Objective. Output every line below without omitting or altering anything.

--- start Data segment ---

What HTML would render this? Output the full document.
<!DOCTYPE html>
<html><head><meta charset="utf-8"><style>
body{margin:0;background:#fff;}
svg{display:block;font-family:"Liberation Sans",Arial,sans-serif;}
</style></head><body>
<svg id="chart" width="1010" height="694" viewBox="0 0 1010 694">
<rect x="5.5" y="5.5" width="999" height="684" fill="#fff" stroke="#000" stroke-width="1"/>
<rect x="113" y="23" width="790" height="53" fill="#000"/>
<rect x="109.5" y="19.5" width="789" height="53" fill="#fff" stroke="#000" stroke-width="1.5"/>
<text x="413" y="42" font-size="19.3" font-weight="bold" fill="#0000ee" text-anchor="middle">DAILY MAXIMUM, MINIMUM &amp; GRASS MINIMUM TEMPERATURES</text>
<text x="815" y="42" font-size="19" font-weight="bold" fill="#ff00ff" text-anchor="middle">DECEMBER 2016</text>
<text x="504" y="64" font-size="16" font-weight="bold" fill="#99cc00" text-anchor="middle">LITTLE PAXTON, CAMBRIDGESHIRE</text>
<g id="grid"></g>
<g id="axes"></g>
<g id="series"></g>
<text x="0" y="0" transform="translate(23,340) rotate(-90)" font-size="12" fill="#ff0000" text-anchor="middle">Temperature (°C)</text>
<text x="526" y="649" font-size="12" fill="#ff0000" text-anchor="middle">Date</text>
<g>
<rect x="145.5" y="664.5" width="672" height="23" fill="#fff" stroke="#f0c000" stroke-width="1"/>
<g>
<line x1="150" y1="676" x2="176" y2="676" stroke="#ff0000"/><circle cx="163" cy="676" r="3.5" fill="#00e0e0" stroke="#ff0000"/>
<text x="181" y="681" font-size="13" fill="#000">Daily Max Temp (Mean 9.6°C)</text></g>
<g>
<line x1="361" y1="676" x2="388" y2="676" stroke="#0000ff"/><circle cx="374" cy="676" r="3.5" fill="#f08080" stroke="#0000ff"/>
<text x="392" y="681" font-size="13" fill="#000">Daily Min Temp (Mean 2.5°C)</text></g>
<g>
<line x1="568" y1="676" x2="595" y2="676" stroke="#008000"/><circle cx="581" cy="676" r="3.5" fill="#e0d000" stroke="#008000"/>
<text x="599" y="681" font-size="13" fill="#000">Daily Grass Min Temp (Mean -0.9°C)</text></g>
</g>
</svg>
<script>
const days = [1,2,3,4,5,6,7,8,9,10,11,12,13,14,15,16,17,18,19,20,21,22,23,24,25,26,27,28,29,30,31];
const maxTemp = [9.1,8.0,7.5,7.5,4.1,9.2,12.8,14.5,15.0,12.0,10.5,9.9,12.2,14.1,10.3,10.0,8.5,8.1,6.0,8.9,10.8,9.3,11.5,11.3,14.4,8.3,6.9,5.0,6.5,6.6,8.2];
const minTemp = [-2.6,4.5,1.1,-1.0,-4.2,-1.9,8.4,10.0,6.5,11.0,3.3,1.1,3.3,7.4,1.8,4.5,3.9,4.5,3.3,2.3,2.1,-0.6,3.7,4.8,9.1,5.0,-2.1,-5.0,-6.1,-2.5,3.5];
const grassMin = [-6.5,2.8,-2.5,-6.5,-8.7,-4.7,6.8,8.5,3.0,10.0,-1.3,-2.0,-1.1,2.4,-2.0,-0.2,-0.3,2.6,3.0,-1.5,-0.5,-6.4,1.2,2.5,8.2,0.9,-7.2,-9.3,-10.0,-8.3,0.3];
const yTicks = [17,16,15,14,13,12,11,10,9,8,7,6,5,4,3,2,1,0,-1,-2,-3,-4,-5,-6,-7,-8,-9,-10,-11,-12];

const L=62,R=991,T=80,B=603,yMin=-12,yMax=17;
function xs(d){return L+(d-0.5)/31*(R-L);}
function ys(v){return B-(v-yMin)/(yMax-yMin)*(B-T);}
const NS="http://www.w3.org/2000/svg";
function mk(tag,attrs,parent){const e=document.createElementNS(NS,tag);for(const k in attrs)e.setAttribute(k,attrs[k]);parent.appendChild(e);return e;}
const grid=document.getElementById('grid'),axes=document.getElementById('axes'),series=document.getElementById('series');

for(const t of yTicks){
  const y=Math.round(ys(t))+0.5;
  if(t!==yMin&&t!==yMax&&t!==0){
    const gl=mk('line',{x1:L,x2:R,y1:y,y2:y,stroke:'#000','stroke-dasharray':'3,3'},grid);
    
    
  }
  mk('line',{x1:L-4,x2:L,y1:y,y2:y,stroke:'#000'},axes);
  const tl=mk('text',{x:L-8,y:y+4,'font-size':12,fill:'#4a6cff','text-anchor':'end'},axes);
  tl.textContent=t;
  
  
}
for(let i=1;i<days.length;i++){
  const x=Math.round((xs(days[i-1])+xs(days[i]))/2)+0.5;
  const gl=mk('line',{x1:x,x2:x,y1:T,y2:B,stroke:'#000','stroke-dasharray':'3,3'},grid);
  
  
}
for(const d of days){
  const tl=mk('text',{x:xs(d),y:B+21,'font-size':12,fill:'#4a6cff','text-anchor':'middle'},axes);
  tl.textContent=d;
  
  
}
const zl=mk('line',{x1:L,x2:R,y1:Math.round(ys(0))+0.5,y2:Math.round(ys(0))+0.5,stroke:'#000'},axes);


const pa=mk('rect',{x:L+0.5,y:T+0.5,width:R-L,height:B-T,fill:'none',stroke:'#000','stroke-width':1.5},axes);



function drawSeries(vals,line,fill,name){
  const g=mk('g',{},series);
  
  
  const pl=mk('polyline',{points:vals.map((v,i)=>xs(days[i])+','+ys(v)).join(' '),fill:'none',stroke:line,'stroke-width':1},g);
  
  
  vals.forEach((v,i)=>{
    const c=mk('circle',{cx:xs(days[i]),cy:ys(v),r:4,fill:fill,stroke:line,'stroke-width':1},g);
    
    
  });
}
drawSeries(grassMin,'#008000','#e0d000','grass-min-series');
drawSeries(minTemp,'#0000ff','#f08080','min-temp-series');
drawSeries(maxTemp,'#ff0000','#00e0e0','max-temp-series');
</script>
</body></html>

--- end Data segment ---

Task answer.
What HTML would render this? Output the full document.
<!DOCTYPE html>
<html><head><meta charset="utf-8"><style>
body{margin:0;background:#fff;}
svg{display:block;font-family:"Liberation Sans",Arial,sans-serif;}
</style></head><body>
<svg id="chart" width="1010" height="694" viewBox="0 0 1010 694">
<rect x="5.5" y="5.5" width="999" height="684" fill="#fff" stroke="#000" stroke-width="1"/>
<rect x="113" y="23" width="790" height="53" fill="#000"/>
<rect x="109.5" y="19.5" width="789" height="53" fill="#fff" stroke="#000" stroke-width="1.5"/>
<text x="413" y="42" font-size="19.3" font-weight="bold" fill="#0000ee" text-anchor="middle">DAILY MAXIMUM, MINIMUM &amp; GRASS MINIMUM TEMPERATURES</text>
<text x="815" y="42" font-size="19" font-weight="bold" fill="#ff00ff" text-anchor="middle">DECEMBER 2016</text>
<text x="504" y="64" font-size="16" font-weight="bold" fill="#99cc00" text-anchor="middle">LITTLE PAXTON, CAMBRIDGESHIRE</text>
<g id="grid"></g>
<g id="axes"></g>
<g id="series"></g>
<text x="0" y="0" transform="translate(23,340) rotate(-90)" font-size="12" fill="#ff0000" text-anchor="middle">Temperature (°C)</text>
<text x="526" y="649" font-size="12" fill="#ff0000" text-anchor="middle">Date</text>
<g>
<rect x="145.5" y="664.5" width="672" height="23" fill="#fff" stroke="#f0c000" stroke-width="1"/>
<g>
<line x1="150" y1="676" x2="176" y2="676" stroke="#ff0000"/><circle cx="163" cy="676" r="3.5" fill="#00e0e0" stroke="#ff0000"/>
<text x="181" y="681" font-size="13" fill="#000">Daily Max Temp (Mean 9.6°C)</text></g>
<g>
<line x1="361" y1="676" x2="388" y2="676" stroke="#0000ff"/><circle cx="374" cy="676" r="3.5" fill="#f08080" stroke="#0000ff"/>
<text x="392" y="681" font-size="13" fill="#000">Daily Min Temp (Mean 2.5°C)</text></g>
<g>
<line x1="568" y1="676" x2="595" y2="676" stroke="#008000"/><circle cx="581" cy="676" r="3.5" fill="#e0d000" stroke="#008000"/>
<text x="599" y="681" font-size="13" fill="#000">Daily Grass Min Temp (Mean -0.9°C)</text></g>
</g>
</svg>
<script>
const days = [1,2,3,4,5,6,7,8,9,10,11,12,13,14,15,16,17,18,19,20,21,22,23,24,25,26,27,28,29,30,31];
const maxTemp = [9.1,8.0,7.5,7.5,4.1,9.2,12.8,14.5,15.0,12.0,10.5,9.9,12.2,14.1,10.3,10.0,8.5,8.1,6.0,8.9,10.8,9.3,11.5,11.3,14.4,8.3,6.9,5.0,6.5,6.6,8.2];
const minTemp = [-2.6,4.5,1.1,-1.0,-4.2,-1.9,8.4,10.0,6.5,11.0,3.3,1.1,3.3,7.4,1.8,4.5,3.9,4.5,3.3,2.3,2.1,-0.6,3.7,4.8,9.1,5.0,-2.1,-5.0,-6.1,-2.5,3.5];
const grassMin = [-6.5,2.8,-2.5,-6.5,-8.7,-4.7,6.8,8.5,3.0,10.0,-1.3,-2.0,-1.1,2.4,-2.0,-0.2,-0.3,2.6,3.0,-1.5,-0.5,-6.4,1.2,2.5,8.2,0.9,-7.2,-9.3,-10.0,-8.3,0.3];
const yTicks = [17,16,15,14,13,12,11,10,9,8,7,6,5,4,3,2,1,0,-1,-2,-3,-4,-5,-6,-7,-8,-9,-10,-11,-12];

const L=62,R=991,T=80,B=603,yMin=-12,yMax=17;
function xs(d){return L+(d-0.5)/31*(R-L);}
function ys(v){return B-(v-yMin)/(yMax-yMin)*(B-T);}
const NS="http://www.w3.org/2000/svg";
function mk(tag,attrs,parent){const e=document.createElementNS(NS,tag);for(const k in attrs)e.setAttribute(k,attrs[k]);parent.appendChild(e);return e;}
const grid=document.getElementById('grid'),axes=document.getElementById('axes'),series=document.getElementById('series');

for(const t of yTicks){
  const y=Math.round(ys(t))+0.5;
  if(t!==yMin&&t!==yMax&&t!==0){
    const gl=mk('line',{x1:L,x2:R,y1:y,y2:y,stroke:'#000','stroke-dasharray':'3,3'},grid);
    
    
  }
  mk('line',{x1:L-4,x2:L,y1:y,y2:y,stroke:'#000'},axes);
  const tl=mk('text',{x:L-8,y:y+4,'font-size':12,fill:'#4a6cff','text-anchor':'end'},axes);
  tl.textContent=t;
  
  
}
for(let i=1;i<days.length;i++){
  const x=Math.round((xs(days[i-1])+xs(days[i]))/2)+0.5;
  const gl=mk('line',{x1:x,x2:x,y1:T,y2:B,stroke:'#000','stroke-dasharray':'3,3'},grid);
  
  
}
for(const d of days){
  const tl=mk('text',{x:xs(d),y:B+21,'font-size':12,fill:'#4a6cff','text-anchor':'middle'},axes);
  tl.textContent=d;
  
  
}
const zl=mk('line',{x1:L,x2:R,y1:Math.round(ys(0))+0.5,y2:Math.round(ys(0))+0.5,stroke:'#000'},axes);


const pa=mk('rect',{x:L+0.5,y:T+0.5,width:R-L,height:B-T,fill:'none',stroke:'#000','stroke-width':1.5},axes);



function drawSeries(vals,line,fill,name){
  const g=mk('g',{},series);
  
  
  const pl=mk('polyline',{points:vals.map((v,i)=>xs(days[i])+','+ys(v)).join(' '),fill:'none',stroke:line,'stroke-width':1},g);
  
  
  vals.forEach((v,i)=>{
    const c=mk('circle',{cx:xs(days[i]),cy:ys(v),r:4,fill:fill,stroke:line,'stroke-width':1},g);
    
    
  });
}
drawSeries(grassMin,'#008000','#e0d000','grass-min-series');
drawSeries(minTemp,'#0000ff','#f08080','min-temp-series');
drawSeries(maxTemp,'#ff0000','#00e0e0','max-temp-series');
</script>
</body></html>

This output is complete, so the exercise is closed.